TV-U Fukushima's origins lie down in the creation of Fukushima Television twenty years earlier. Due to problems merging the candidates for the station's license, FTV ended up joining the four commercial television networks of Japan in an independent manner (NTV, TBS, Fuji TV and NET). Later, with the launch of Fukushima Central Television on UHF in 1970, FTV decided to join the Fuji News Network and the Japan News Network, while FCT joined the Nippon News Network. The 1970s coincided with TBS's golden age, where the network reached its peak in ratings. In June 1971, 76.8% of FTV's programming came from TBS, while 23.2% came from Fuji TV. However, Fuji TV owned 30% of the station's shares and TBS, only 3%. This caused a contradiction between programming and capital relations. With this, TBS planned to open a station in the prefecture on its own initiative. However, as the license for the third commercial station was awarded to Fukushima Broadcasting, an ANN affiliate, TBS president Yoshiyuki Yamashima enacted a meeting in late August 1982, demanding the creation of a fourth television station in the prefecture, by speeding up the licensing process. On October 27, 1982, the Ministry of Posts and Telecommunications decided to allocate a third UHF frequency (channel 31) in Fukushima. Until the end of the license deadline, on December 20, no less than 166 companies bid for it. However, efforts to merge the bids were slow and the merger was only completed on April 11, 1983. In April 1983, aware of the preparations for the new station, Fukushima Television left TBS/JNN and became a full-on Fuji TV/FNN/FNS affiliate. On May 25, 1983, TV-U Fukushima obtained its preliminary license and held its founders' general meeting on June 17. Since the merger of the bids took longer than expected, TUF's launch, initially scheduled for October 1983, was pushed two months later to December. Construction work for the building began on June 21 and ended on November 26, eight days ahead of launching. Test broadcasts were conducted from November 22 to December 3. Prior to its launch, the station commissioned Dentsu to make its corporate identity, featuring a yellow U inside a blue circle. Said logo was in use until December 1991, after which it was retired.

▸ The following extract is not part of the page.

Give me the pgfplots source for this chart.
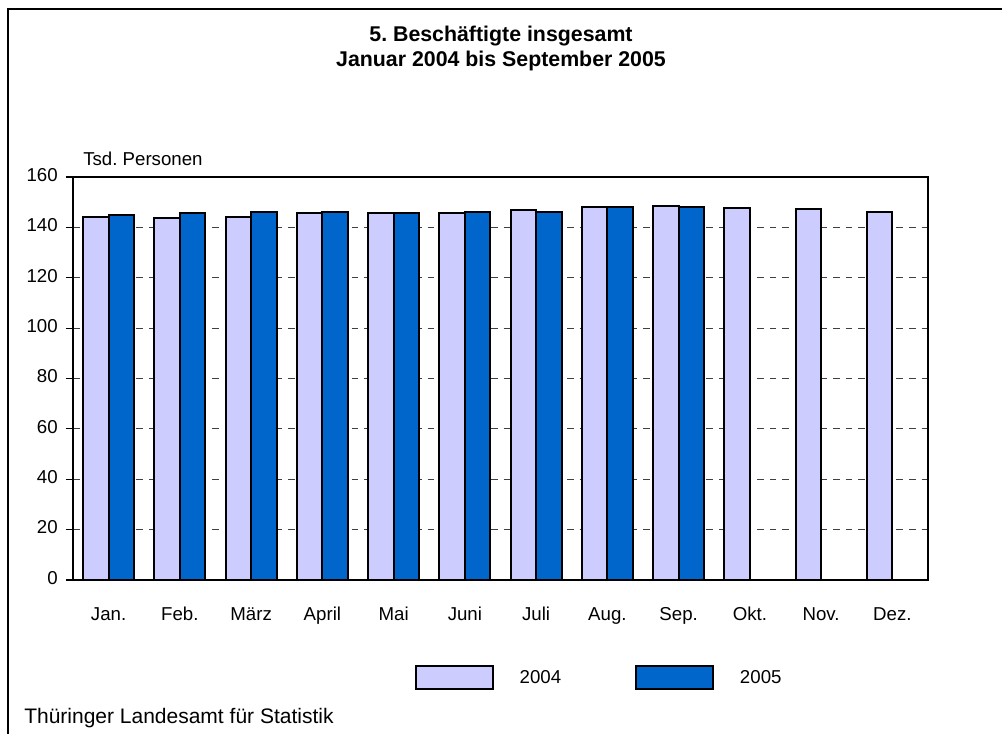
\documentclass[border=0pt]{standalone}
\usepackage{pgfplots}
\pgfplotsset{compat=1.18}
\usepackage{pgfplotstable}
\usepackage{fontspec}
\setmainfont{Liberation Sans}
\frenchspacing
\definecolor{c2004}{HTML}{CCCCFF}
\definecolor{c2005}{HTML}{0066CC}
\pgfplotstableread{
x v2004 v2005
0  144.2 144.9
1  143.6 145.6
2  144.0 146.1
3  145.7 146.0
4  145.8 145.7
5  145.7 146.0
6  147.0 146.2
7  148.2 148.1
8  148.6 147.9
}\dataA
\pgfplotstableread{
x v2004
9  147.5
10 147.3
11 146.2
}\dataB
\begin{document}
\begin{tikzpicture}[x=0.75pt,y=0.75pt]
\path[use as bounding box] (0,0) rectangle (1002,734);
\draw[line width=1pt] (8,0) -- (8,725) -- (1002,725);
\node[anchor=base,inner sep=0pt,font=\bfseries\fontsize{16}{18}\selectfont] at (501,692) {5. Beschäftigte insgesamt};
\node[anchor=base,inner sep=0pt,font=\bfseries\fontsize{16}{18}\selectfont] at (501,667) {Januar 2004 bis September 2005};
\node[anchor=base west,inner sep=0pt,font=\fontsize{15.75}{18}\selectfont] at (24,10) {Thüringer Landesamt für Statistik};
\node[anchor=base west,inner sep=0pt,font=\fontsize{14}{16}\selectfont] at (83,568) {Tsd. Personen};
\begin{axis}[
  at={(54.75pt,115.5pt)}, anchor=south west,
  width=641.25pt, height=302.25pt, scale only axis,
  xmin=-0.5, xmax=11.5, ymin=0, ymax=160,
  ytick={0,20,...,160},
  xtick={0,...,11},
  xticklabels={Jan.,Feb.,März,April,Mai,Juni,Juli,Aug.,Sep.,Okt.,Nov.,Dez.},
  x tick style={draw=none},
  ytick pos=left,
  major tick length=5.25pt,
  tick align=outside,
  y tick style={black, line width=0.8pt},
  ymajorgrids,
  major grid style={black!75, line width=0.6pt, dash pattern=on 5pt off 4.5pt},
  axis line style={line width=1.2pt},
  ticklabel style={font=\fontsize{14}{16}\selectfont},
  /pgf/number format/assume math mode=true,
  yticklabel style={inner sep=0pt, anchor=east, xshift=-6pt},
  xticklabel style={inner sep=0pt, anchor=base, yshift=-25.5pt},
  typeset ticklabels with strut=false,
  ybar, bar width=19.125pt,
  legend style={at={(0.4,-0.242)}, anchor=west, draw=none, fill=none,
    legend columns=2, inner sep=0pt, outer sep=0pt,
    nodes={inner sep=0pt, font=\fontsize{14}{16}\selectfont},
    /tikz/every odd column/.append style={column sep=19.5pt},
    /tikz/every even column/.append style={column sep=55.5pt}},
  legend image code/.code={\draw[#1, line width=1.3pt] (0pt,-8.6pt) rectangle (57.75pt,8.6pt);},
]
\addplot[fill=c2004, draw=black, line width=1.5pt, bar shift=-9.5625pt] table[x=x,y=v2004] {\dataA};
\addlegendentry{2004}
\addplot[fill=c2005, draw=black, line width=1.5pt, bar shift=9.5625pt] table[x=x,y=v2005] {\dataA};
\addlegendentry{2005}
\addplot[fill=c2004, draw=black, line width=1.5pt, bar shift=-9.5625pt, forget plot] table[x=x,y=v2004] {\dataB};
\end{axis}
\end{tikzpicture}
\end{document}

At 6:58am on December 4, 1983, JOKI-TV (TUF) started broadcasting. After the station's sign-on animation, an opening speech followed at 7am followed five minutes later by Let's Talk with the Governor About Our Tomorrow. The station started with eight relay stations: Aizuwakamatsu, Iwakidaira, Mizuishi, Shirakawa, Hanawa, Takine, Haramachi and Tomioka. With its launch, Fukushima Prefecture became the tenth region in Japan to have local access to four commercial television stations, excluding spillover from adjacent prefectures. During fiscal 1984, it had a revenue of 2.83 billion yen. On May 1, 1985, the TUF Labor Union was formed. In February 1988, the station conquered the triple crown in ratings for the first time (6am-12am, 7pm-12am and 7pm-11pm). During fiscal 1987, with increased ratings, TUF hit profit for the first time, exceeding six billion yen. Revenue increased in fiscal 1989 to 3.85 billion yen and net revenue to 62 million yen. In 1992, the station was cleared from all debts since launch.

On June 1, 2006, TUF started broadcasting digital terrestrial television. Following the 2011 Tōhoku earthquake and tsunami, MIC posponed the analog shutdown date in the heavily affected prefectures (Iwate, Miyagi and Fukushima), as such, its analog signal was switched off on March 31, 2012.

==Programming==
The station's first eneing news program was Wide U Fukushima (ワイドユー福島), which aired in the 6-6:30pm timeslot on weeknights at launch. In 1987, its ratings exceeded 10%. In 1990, Wide U Fukushima was replaced by News no Mori Fukushima (ニュースの森ふくしま), following the network's pattern. Since 2016, its evening news program is NSta Fukushima (Nスタふくしま)

In 1984, TUF produced its first music program, Sound Peach (サウンドビーチ) and the daily program Hello From the Corner (街角からのこんにちは). Sound Beach extended its length in 1986 from just ten minutes to a full hour. In 1987, it assisted in the production of two editions of the TBS-produced The Best Ten. Since 2021, its daily entertainment program is Chan6 (ちゃんろく。). Fukushima SHOW (ふくしまSHOW) is the station's only large-scale evening entertainment program.